Naturalization and Crimes

Topics:
  • Immigration and Crimes
  • Citizenship
  • Naturalization

This advanced training will address how to identify criminal convictions that are relatively harmless to a naturalization applicant, as well as ones that may have the most severe consequences including denial of the application and removal. We will discuss how crimes involving moral turpitude, aggravated felonies and drug offenses can affect naturalization applications, especially under the 2013 Supreme Court precedent.

Presenters:

  • Eric Cohen, ILRC Executive Director
    Eric has been with the ILRC since 1988 and has extensive experience training attorneys, paralegals, community advocates, and organizers on a variety of immigration law, immigrants' rights, and leadership development topics. Eric is a national expert on naturalization and citizenship law and is the primary author of the ILRC's manual entitled, Naturalization and U.S. Citizenship: The Essential Legal Guide for Legal Practitioners. Eric has served as a liaison between community groups and CIS (Citizenship and Immigration Services) officials for the San Francisco Bay Area since 1994. Additionally, Eric helped develop ILRC's community model for effectively processing naturalization applications in groups and trained both legal workers and lay advocates in the Bay Area and Los Angeles, and works with community organizers and others on voter education for naturalized citizens. Prior to working at the ILRC, Eric worked with the Los Angeles County Federation of Labor, Labor Immigrant Assistance Project where he worked on legalization and union organizing campaigns.
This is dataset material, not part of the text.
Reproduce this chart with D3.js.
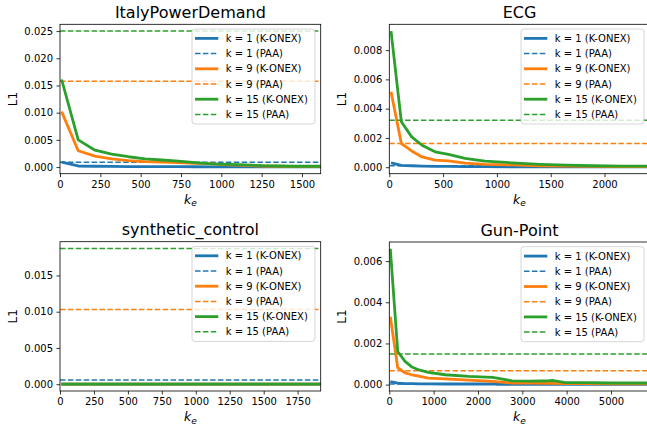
<!DOCTYPE html>
<html>
<head>
<meta charset="utf-8">
<script src="https://cdn.jsdelivr.net/npm/d3@7"></script>
<style>
  body { margin: 0; background: #fff; }
  svg { display: block; font-family: "DejaVu Sans", sans-serif; }
</style>
</head>
<body>
<svg id="chart" width="647" height="430"></svg>
<script>
// series: k = 1, 9, 15 for K-ONEX (curves over k_e) and PAA (flat reference)
var seriesLabels = ["k = 1 (K-ONEX)", "k = 1 (PAA)", "k = 9 (K-ONEX)", "k = 9 (PAA)", "k = 15 (K-ONEX)", "k = 15 (PAA)"];
var colors = ["#1f77b4", "#ff7f0e", "#2ca02c"];

// ItalyPowerDemand
var italyKe = [10, 113, 217, 320, 424, 527, 631, 734, 838, 941, 1045, 1148, 1252, 1355, 1459, 1562, 1616];
var italyK1 = [0.0009, 0.0002, 0.00015, 0.00012, 0.0001, 0.0001, 0.00008, 0.00007, 0.00006, 0.00005, 0.00005, 0.00004, 0.00004, 0.00003, 0.00003, 0.00003, 0.00003];
var italyK9 = [0.0102, 0.0030, 0.0020, 0.0015, 0.0012, 0.0010, 0.0009, 0.0008, 0.0007, 0.0006, 0.0004, 0.0003, 0.0002, 0.00015, 0.0001, 0.0001, 0.0001];
var italyK15 = [0.0161, 0.0050, 0.0031, 0.0024, 0.0019, 0.0015, 0.0013, 0.0011, 0.0008, 0.0006, 0.0005, 0.0004, 0.00025, 0.0002, 0.00015, 0.00015, 0.00015];
var italyPaa = [0.0009, 0.0158, 0.0250];
var italyXTicks = [0, 250, 500, 750, 1000, 1250, 1500];
var italyYTicks = [0, 0.005, 0.010, 0.015, 0.020, 0.025];

// ECG
var ecgKe = [16, 112, 208, 304, 425, 550, 704, 890, 1140, 1400, 1650, 1900, 2150, 2420];
var ecgK1 = [0.0003, 0.00013, 0.0001, 0.00008, 0.00006, 0.00005, 0.00004, 0.00004, 0.00003, 0.00003, 0.00003, 0.00002, 0.00002, 0.00002];
var ecgK9 = [0.00515, 0.00162, 0.00111, 0.0007, 0.00048, 0.00043, 0.00028, 0.0002, 0.00016, 0.0001, 0.00007, 0.00005, 0.00004, 0.00004];
var ecgK15 = [0.0093, 0.0031, 0.00207, 0.0015, 0.00105, 0.00088, 0.0006, 0.00042, 0.0003, 0.0002, 0.00014, 0.0001, 0.00008, 0.00007];
var ecgPaa = [0.0001, 0.00162, 0.00321];
var ecgXTicks = [0, 500, 1000, 1500, 2000];
var ecgYTicks = [0, 0.002, 0.004, 0.006, 0.008];

// synthetic_control
var synthKe = [10, 400, 800, 1200, 1600, 1920];
var synthK1 = [0, 0, 0, 0, 0, 0];
var synthK9 = [0, 0, 0, 0, 0, 0];
var synthK15 = [0, 0, 0, 0, 0, 0];
var synthPaa = [0.00059, 0.01032, 0.01872];
var synthXTicks = [0, 250, 500, 750, 1000, 1250, 1500, 1750];
var synthYTicks = [0, 0.005, 0.010, 0.015];

// Gun-Point
var gunKe = [23, 190, 355, 506, 690, 882, 1260, 1790, 2320, 2400, 2770, 3200, 3600, 3700, 3975, 4500, 5000, 5873];
var gunK1 = [0.00015, 0.00007, 0.00005, 0.00005, 0.00004, 0.00004, 0.00003, 0.00003, 0.00003, 0.00002, 0.00002, 0.00002, 0.00002, 0.00002, 0.00002, 0.00002, 0.00002, 0.00002];
var gunK9 = [0.0033, 0.00082, 0.00057, 0.00048, 0.0004, 0.00032, 0.00028, 0.00022, 0.00016, 0.00015, 0.00008, 0.00007, 0.00006, 0.00006, 0.00005, 0.00005, 0.00004, 0.00004];
var gunK15 = [0.0066, 0.00161, 0.00113, 0.00086, 0.0007, 0.0006, 0.00048, 0.0004, 0.00035, 0.00033, 0.00018, 0.00017, 0.00019, 0.0002, 0.0001, 0.0001, 0.00008, 0.00008];
var gunPaa = [0.00003, 0.00068, 0.00149];
var gunXTicks = [0, 1000, 2000, 3000, 4000, 5000];
var gunYTicks = [0, 0.002, 0.004, 0.006];

var panels = [
    {title: "ItalyPowerDemand", ke: italyKe, curves: [italyK1, italyK9, italyK15], paa: italyPaa,
     xMax: 1616, xTicks: italyXTicks, yTicks: italyYTicks, box: [60, 24.3, 320.7, 173.7]},
    {title: "ECG", ke: ecgKe, curves: [ecgK1, ecgK9, ecgK15], paa: ecgPaa,
     xMax: 2420, xTicks: ecgXTicks, yTicks: ecgYTicks, box: [389.3, 24.3, 649.7, 173.7]},
    {title: "synthetic_control", ke: synthKe, curves: [synthK1, synthK9, synthK15], paa: synthPaa,
     xMax: 1920, xTicks: synthXTicks, yTicks: synthYTicks, box: [60, 241.7, 320.7, 391]},
    {title: "Gun-Point", ke: gunKe, curves: [gunK1, gunK9, gunK15], paa: gunPaa,
     xMax: 5873, xTicks: gunXTicks, yTicks: gunYTicks, box: [389.3, 242, 649.7, 391]}
];

var svg = d3.select("#chart");
var fmt = d3.format(".3f");

panels.forEach(function (p, idx) {
    var left = p.box[0], top = p.box[1], right = p.box[2], bottom = p.box[3];

    // y limits: data range plus 5% margin each side
    var all = p.paa.slice();
    p.curves.forEach(function (c) { all = all.concat(c); });
    var lo = d3.min(all), hi = d3.max(all), pad = (hi - lo) * 0.05;

    var x = d3.scaleLinear().domain([0, p.xMax]).range([left, right]);
    var y = d3.scaleLinear().domain([lo - pad, hi + pad]).range([bottom, top]);

    var clipId = "clip" + idx;
    svg.append("clipPath").attr("id", clipId)
        .append("rect")
        .attr("x", left).attr("y", top)
        .attr("width", right - left).attr("height", bottom - top);

    var g = svg.append("g");
    var plot = g.append("g").attr("clip-path", "url(#" + clipId + ")");

    var line = d3.line()
        .x((d) => x(d[0]))
        .y((d) => y(d[1]));

    // plot order: K-ONEX then PAA for each k
    for (var i = 0; i < 3; i++) {
        var pts = p.ke.map((k, j) => [k, p.curves[i][j]]);
        plot.append("path")
            .attr("d", line(pts))
            .attr("fill", "none")
            .attr("stroke", colors[i])
            .attr("stroke-width", 2.8)
            .attr("stroke-linejoin", "round");
        plot.append("line")
            .attr("x1", x(0)).attr("x2", x(p.xMax))
            .attr("y1", y(p.paa[i])).attr("y2", y(p.paa[i]))
            .attr("stroke", colors[i])
            .attr("stroke-width", 1.5)
            .attr("stroke-dasharray", "5.5,2.4");
    }

    // axes
    var xAxis = d3.axisBottom(x).tickValues(p.xTicks).tickSize(3.5).tickPadding(3.5).tickFormat(d3.format("d"));
    var yAxis = d3.axisLeft(y).tickValues(p.yTicks).tickSize(3.5).tickPadding(3.5).tickFormat(fmt);

    var gx = g.append("g").attr("transform", "translate(0," + bottom + ")").call(xAxis);
    var gy = g.append("g").attr("transform", "translate(" + left + ",0)").call(yAxis);
    [gx, gy].forEach(function (a) {
        a.select(".domain").remove();
        a.selectAll(".tick line").attr("stroke", "#000").attr("stroke-width", 0.8);
        a.selectAll(".tick text")
            .attr("fill", "#000")
            .style("font-size", "10px")
            .style("font-family", "DejaVu Sans");
    });

    // frame
    g.append("rect")
        .attr("x", left).attr("y", top)
        .attr("width", right - left).attr("height", bottom - top)
        .attr("fill", "none")
        .attr("stroke", "#000")
        .attr("stroke-width", 0.8);

    // title
    g.append("text")
        .attr("x", (left + right) / 2)
        .attr("y", top - 6.5)
        .attr("text-anchor", "middle")
        .style("font-size", "16px")
        .text(p.title);

    // y label
    g.append("text")
        .attr("transform", "translate(" + (left - 43) + "," + ((top + bottom) / 2) + ") rotate(-90)")
        .attr("text-anchor", "middle")
        .style("font-size", "12px")
        .text("L1");

    // x label k_e
    var xl = g.append("text")
        .attr("x", (left + right) / 2)
        .attr("y", bottom + 30)
        .attr("text-anchor", "middle")
        .style("font-size", "12.5px")
        .style("font-style", "italic");
    xl.append("tspan").text("k");
    xl.append("tspan").attr("dy", 2.5).style("font-size", "9px").text("e");

    // legend
    var lw = 123, lh = 95;
    var lx = right - 5.7 - lw, ly = top + 4.7;
    var leg = g.append("g");
    leg.append("rect")
        .attr("x", lx).attr("y", ly)
        .attr("width", lw).attr("height", lh)
        .attr("rx", 3)
        .attr("fill", "#fff").attr("fill-opacity", 0.8)
        .attr("stroke", "#ccc").attr("stroke-width", 0.8);
    seriesLabels.forEach(function (lab, i) {
        var cy = ly + 9.4 + i * 15.2;
        var dashed = i % 2 === 1;
        leg.append("line")
            .attr("x1", lx + 3).attr("x2", lx + 26.3)
            .attr("y1", cy).attr("y2", cy)
            .attr("stroke", colors[Math.floor(i / 2)])
            .attr("stroke-width", dashed ? 1.5 : 2.8)
            .attr("stroke-dasharray", dashed ? "5.5,2.4" : null);
        leg.append("text")
            .attr("x", lx + 33.7).attr("y", cy + 3.6)
            .style("font-size", "10px")
            .text(lab);
    });
});
</script>
</body>
</html>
He is conversant in Spanish.
  • Kathy Brady, ILRC Senior Staff Attorney
    Kathy has served with the ILRC since 1987 and has contributed to numerous ILRC projects. Her expertise includes the immigration consequences of criminal convictions; issues affecting immigrant children and mixed families; immigration consultant and consumer fraud; naturalization; family immigration; legal status for immigrant victims of domestic violence through the Violence Against Women Act provisions (VAWA); and trial skills. She is the primary author of Defending Immigrants in the Ninth Circuit (formerly California Criminal Law and Immigration), and for many years was co-author of the section on defending noncitizens in the CEB manual California Criminal Law: Procedure and Practice. She also is a co-author of the ILRC's Special Immigrant Juvenile Status and the Immigration Benchbook for Juvenile and Family Courts. She has helped found coalitions and projects to address these issues, including serving as a co-founder of the Defending Immigrants Partnership and the Immigrant Justice Network. She authored briefs in key Ninth Circuit cases on immigration and crimes. In 2007, she received the Carol King award for advocacy from the National Immigration Project of the National Lawyers Guild. Prior to working at the ILRC, Kathy was in private practice with the immigration firm of Park and Associates. She is currently a Commissioner to the ABA Commission on Immigration. She is conversant in Spanish.